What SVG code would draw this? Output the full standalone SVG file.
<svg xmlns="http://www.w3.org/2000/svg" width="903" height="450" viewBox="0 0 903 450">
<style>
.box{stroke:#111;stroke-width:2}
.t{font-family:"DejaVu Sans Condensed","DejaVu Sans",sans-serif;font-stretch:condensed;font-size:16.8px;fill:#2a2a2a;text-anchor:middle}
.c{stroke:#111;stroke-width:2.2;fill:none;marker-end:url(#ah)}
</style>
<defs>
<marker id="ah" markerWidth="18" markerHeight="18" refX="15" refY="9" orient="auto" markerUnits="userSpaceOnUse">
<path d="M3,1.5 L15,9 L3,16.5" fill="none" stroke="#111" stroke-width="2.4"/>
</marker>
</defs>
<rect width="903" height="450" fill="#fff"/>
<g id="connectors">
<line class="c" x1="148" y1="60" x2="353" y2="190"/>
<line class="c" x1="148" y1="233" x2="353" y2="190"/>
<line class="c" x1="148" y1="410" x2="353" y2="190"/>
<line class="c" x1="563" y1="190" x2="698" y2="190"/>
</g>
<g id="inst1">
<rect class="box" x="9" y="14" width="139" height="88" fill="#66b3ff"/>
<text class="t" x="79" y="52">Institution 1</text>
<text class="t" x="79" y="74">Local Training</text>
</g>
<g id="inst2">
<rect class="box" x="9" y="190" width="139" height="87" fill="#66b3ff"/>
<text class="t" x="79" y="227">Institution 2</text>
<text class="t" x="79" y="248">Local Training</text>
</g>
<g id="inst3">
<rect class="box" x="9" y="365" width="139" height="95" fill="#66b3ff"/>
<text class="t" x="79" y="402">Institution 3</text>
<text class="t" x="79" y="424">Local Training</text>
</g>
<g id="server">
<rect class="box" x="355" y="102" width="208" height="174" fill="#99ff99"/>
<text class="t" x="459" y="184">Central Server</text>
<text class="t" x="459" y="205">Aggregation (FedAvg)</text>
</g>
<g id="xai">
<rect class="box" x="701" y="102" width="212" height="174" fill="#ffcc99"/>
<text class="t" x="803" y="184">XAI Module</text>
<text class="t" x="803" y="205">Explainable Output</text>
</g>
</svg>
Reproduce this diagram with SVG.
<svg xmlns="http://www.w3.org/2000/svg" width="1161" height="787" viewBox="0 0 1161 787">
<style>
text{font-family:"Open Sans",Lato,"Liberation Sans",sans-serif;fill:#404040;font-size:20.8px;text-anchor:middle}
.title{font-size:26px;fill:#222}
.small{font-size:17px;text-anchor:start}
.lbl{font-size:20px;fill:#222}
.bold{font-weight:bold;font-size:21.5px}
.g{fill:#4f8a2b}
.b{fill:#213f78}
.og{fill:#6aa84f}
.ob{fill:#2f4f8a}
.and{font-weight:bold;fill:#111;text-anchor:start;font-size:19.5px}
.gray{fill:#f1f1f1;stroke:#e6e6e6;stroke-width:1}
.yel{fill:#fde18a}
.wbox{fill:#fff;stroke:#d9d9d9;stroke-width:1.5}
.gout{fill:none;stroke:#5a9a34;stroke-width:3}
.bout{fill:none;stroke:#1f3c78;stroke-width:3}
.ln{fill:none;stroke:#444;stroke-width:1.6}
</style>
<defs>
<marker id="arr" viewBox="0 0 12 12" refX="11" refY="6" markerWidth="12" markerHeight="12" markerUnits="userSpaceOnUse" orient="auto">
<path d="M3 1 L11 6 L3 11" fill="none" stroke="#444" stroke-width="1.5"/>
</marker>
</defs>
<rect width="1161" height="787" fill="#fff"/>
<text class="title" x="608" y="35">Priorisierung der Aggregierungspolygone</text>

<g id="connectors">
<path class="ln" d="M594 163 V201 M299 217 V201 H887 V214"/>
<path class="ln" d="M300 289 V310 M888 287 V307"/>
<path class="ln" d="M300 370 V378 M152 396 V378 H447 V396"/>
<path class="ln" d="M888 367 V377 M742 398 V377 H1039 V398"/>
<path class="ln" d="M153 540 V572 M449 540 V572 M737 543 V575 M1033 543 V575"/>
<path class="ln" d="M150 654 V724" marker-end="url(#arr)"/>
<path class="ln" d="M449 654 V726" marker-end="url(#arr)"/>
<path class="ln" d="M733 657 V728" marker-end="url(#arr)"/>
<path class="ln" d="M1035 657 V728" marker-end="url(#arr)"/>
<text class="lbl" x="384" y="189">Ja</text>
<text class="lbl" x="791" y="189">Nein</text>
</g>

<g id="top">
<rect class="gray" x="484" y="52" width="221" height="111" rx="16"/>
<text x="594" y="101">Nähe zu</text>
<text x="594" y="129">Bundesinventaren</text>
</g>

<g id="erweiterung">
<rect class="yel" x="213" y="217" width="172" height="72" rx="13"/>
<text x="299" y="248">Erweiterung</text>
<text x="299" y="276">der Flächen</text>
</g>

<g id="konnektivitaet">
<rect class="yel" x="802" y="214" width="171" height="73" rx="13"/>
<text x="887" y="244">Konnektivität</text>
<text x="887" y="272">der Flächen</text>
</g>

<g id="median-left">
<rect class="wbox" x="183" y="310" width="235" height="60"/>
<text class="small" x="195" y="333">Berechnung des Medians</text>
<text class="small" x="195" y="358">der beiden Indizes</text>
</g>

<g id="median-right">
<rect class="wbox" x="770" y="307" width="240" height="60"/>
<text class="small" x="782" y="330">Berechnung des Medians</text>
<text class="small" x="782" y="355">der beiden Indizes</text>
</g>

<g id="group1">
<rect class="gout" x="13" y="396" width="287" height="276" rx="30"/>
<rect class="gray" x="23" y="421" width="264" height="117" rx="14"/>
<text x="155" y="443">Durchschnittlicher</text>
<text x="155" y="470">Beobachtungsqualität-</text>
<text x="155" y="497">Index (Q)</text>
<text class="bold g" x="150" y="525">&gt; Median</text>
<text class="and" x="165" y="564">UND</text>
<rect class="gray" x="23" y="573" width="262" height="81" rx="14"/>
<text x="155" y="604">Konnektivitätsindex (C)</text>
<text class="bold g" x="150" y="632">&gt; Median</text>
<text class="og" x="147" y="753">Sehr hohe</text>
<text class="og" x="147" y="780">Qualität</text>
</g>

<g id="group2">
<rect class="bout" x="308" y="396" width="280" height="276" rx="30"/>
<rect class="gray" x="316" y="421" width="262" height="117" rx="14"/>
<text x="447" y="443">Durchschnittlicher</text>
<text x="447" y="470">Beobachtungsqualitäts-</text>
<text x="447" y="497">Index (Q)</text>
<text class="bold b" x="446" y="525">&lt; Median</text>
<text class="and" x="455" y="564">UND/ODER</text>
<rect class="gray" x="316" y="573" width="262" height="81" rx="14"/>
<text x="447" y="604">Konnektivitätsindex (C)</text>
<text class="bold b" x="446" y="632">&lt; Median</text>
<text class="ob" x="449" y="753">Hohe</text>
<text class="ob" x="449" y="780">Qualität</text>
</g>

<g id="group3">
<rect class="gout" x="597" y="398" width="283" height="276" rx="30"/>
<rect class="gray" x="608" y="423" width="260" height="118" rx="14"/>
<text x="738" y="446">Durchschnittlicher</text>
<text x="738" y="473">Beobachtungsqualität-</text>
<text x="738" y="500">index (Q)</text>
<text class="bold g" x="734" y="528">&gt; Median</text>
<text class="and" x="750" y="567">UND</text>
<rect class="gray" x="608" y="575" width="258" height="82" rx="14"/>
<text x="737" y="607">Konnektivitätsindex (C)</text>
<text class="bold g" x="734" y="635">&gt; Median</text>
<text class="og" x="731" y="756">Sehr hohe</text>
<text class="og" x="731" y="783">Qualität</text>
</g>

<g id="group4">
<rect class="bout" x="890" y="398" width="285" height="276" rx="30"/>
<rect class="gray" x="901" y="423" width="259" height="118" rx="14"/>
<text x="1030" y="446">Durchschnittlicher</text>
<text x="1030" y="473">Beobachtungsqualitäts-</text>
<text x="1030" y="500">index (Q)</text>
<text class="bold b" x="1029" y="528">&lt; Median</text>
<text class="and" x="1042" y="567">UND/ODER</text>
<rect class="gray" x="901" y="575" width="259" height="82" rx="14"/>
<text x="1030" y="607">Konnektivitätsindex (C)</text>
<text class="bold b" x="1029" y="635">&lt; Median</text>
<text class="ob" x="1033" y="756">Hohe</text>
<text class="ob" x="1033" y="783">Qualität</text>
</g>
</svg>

## The request
Search the lines for the word "this" and report how many contain it, by number only.

## Solution
2